Main steps of the code:
-Extracting entities "Medicine,MedicalCondition,Pathogen" and their corresponding start and end positions within the example's content. -Adding the extracted entities to sets "medicine,medicalCondition,pathogen" and then building the train_data consisting of the example's "content" and the extracted entities.
-In RulerModel class we define a named entity recognition model. Generate_patterns: generates a list of patterns to be used by the entity ruler. Add_patterns_into_ruler: Adds the generated patterns to the entity ruler.
-Generate_dataset class takes in a ruler_model as input and generates a dataset for training a named entity recognition model. Find_entity_types: Uses ruler_model to return the entities present in the input text, along with their start and end positions and labels. Assign_labels_to_documents: Takes in a dataset of texts, applies the find_entity_types on each text, assigns the entities found to the corresponding text.
-NERModel class generates and trains a named entity recognition model using spaCy. It takes in an optional input of number of iterations to train the model. init : Initializes the model, sets the number of iterations, generates an empty spaCy model, adds a NER and a transformer pipeline. add_pipe: Adds a new pipeline to the model, and appends the name of the pipeline to the pipe_name list. remove_pipe: Removes a pipeline from the model, and remove the name of the pipeline from the pipe_names list. fit: Takes in train data and uses it to train the model. It starts by adding the entities present in the train data to the NER pipeline. It then disables all other pipelines, initializes the transformer pipeline with the train examples, and sets the optimizer. -accuracy_score: Takes in a validation data and uses it to calculate the accuracy of the model.It uses a Scorer object to calculate the accuracy.
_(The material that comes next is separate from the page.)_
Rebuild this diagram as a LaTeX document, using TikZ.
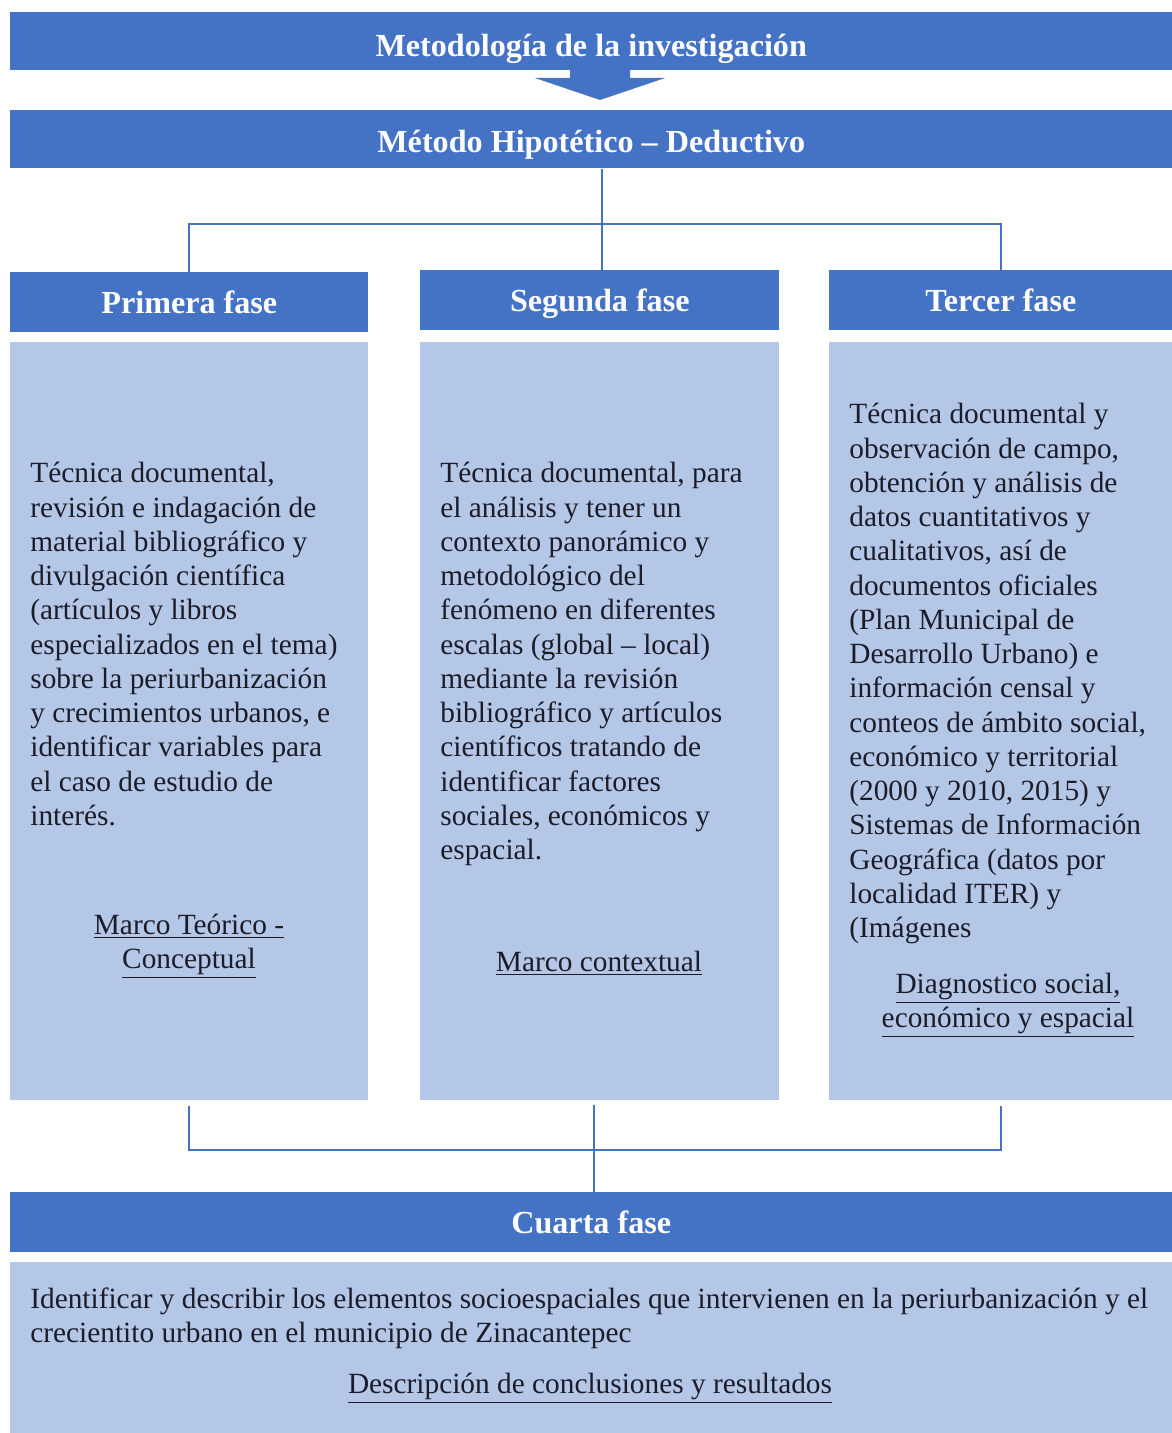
\documentclass[tikz,border=0pt]{standalone}
\usepackage{fontspec}
\setmainfont{Liberation Serif}
\usepackage{tikz}
\usetikzlibrary{positioning}
\usepackage{xcolor}
\definecolor{azul}{HTML}{4472C4}
\definecolor{celeste}{HTML}{B4C7E7}
\definecolor{tinta}{HTML}{1C1C28}

\begin{document}
\begin{tikzpicture}[x=0.02cm, y=-0.02cm,
    barra/.style={fill=azul, text=white, font=\bfseries\fontsize{18.3}{22}\selectfont, inner sep=0pt, anchor=north west, minimum height=1.2cm, text height=12.5pt, text depth=0pt},
    caja/.style={fill=celeste, inner sep=0pt, anchor=north west, minimum height=15.16cm},
    texto/.style={anchor=north west, align=left, inner sep=0pt, text=tinta, font=\fontsize{16.7}{19.5}\selectfont},
    etiqueta/.style={align=center, inner sep=0pt, text=tinta, font=\fontsize{16.7}{19.5}\selectfont},
    enlace/.style={draw=azul, line width=1.3pt}]
    \useasboundingbox (0,0) rectangle (1172,1433);

    % titulo y metodo
    \node[barra, minimum width=23.24cm, minimum height=1.16cm, text height=17.6pt] (titulo) at (10,12) {Metodología de la investigación};
    \fill[azul] (570,70) -- (630,70) -- (630,78) -- (665,78) -- (600,100) -- (535,78) -- (570,78) -- cycle;
    \node[barra, minimum width=23.24cm, minimum height=1.16cm, text height=14.5pt] (metodo) at (10,110) {Método Hipotético – Deductivo};

    % fases
    \node[barra, minimum width=7.16cm] (primera) at (10,272) {Primera fase};
    \node[barra, minimum width=7.18cm] (segunda) at (420,270) {Segunda fase};
    \node[barra, minimum width=6.86cm] (tercera) at (829,270) {Tercer fase};

    \node[caja, minimum width=7.16cm] (cuerpo1) at (10,342) {};
    \node[caja, minimum width=7.18cm] (cuerpo2) at (420,342) {};
    \node[caja, minimum width=6.86cm] (cuerpo3) at (829,342) {};

    \node[texto] (desc1) at (30,462) {Técnica documental,\\revisión e indagación de\\material bibliográfico y\\divulgación científica\\(artículos y libros\\especializados en el tema)\\sobre la periurbanización\\y crecimientos urbanos, e\\identificar variables para\\el caso de estudio de\\interés.};
    \node[etiqueta] (marco1) at (189,946) {\underline{Marco Teórico -}\\\underline{Conceptual}};

    \node[texto] (desc2) at (440,462) {Técnica documental, para\\el análisis y tener un\\contexto panorámico y\\metodológico del\\fenómeno en diferentes\\escalas (global – local)\\mediante la revisión\\bibliográfico y artículos\\científicos tratando de\\identificar factores\\sociales, económicos y\\espacial.};
    \node[etiqueta] (marco2) at (599,963) {\underline{Marco contextual}};

    \node[texto] (desc3) at (849,403) {Técnica documental y\\observación de campo,\\obtención y análisis de\\datos cuantitativos y\\cualitativos, así de\\documentos oficiales\\(Plan Municipal de\\Desarrollo Urbano) e\\información censal y\\conteos de ámbito social,\\económico y territorial\\(2000 y 2010, 2015) y\\Sistemas de Información\\Geográfica (datos por\\localidad ITER) y\\(Imágenes};
    \node[etiqueta] (marco3) at (1008,1005) {\underline{Diagnostico social,}\\\underline{económico y espacial}};

    % cuarta fase
    \node[barra, minimum width=23.24cm] (cuarta) at (10,1192) {Cuarta fase};
    \node[caja, minimum width=23.24cm, minimum height=3.42cm] (cuerpo4) at (10,1262) {};
    \node[texto] (desc4) at (30,1287) {Identificar y describir los elementos socioespaciales que intervienen en la periurbanización y el\\crecientito urbano en el municipio de Zinacantepec};
    \node[etiqueta] (marco4) at (590,1388) {\underline{Descripción de conclusiones y resultados}};

    % conectores
    \coordinate (reparto) at (602,224);
    \draw[enlace] (reparto |- metodo.south) -- (reparto |- segunda.north);
    \draw[enlace] (primera.north) |- (reparto) -| (tercera.north);

    \coordinate (union) at (594,1150);
    \coordinate (bajada) at (594,1105);
    \draw[enlace] ([yshift=-0.1cm]cuerpo1.south) |- (union) -| ([yshift=-0.1cm]cuerpo3.south);
    \draw[enlace] (bajada) -- (cuarta.north -| bajada);
\end{tikzpicture}
\end{document}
-Extend_model function first assigns the ruler_model to the ner_model of the train object. It then builds a new my_entity_ruler component for the spaCy language pipeline using ruler_component function which applies the entity_ruler from the ruler_model to the input doc. It then adds the items from the passed in entity_type sets to the vocabulary of the train object's model.
This function is used to add additional entities to the exisitng model, by setting a new pipeline and adding it to the model before the NER pipeline. With this the model can recognize additional entities from the passed in sets and improve its performance on the extended dataset.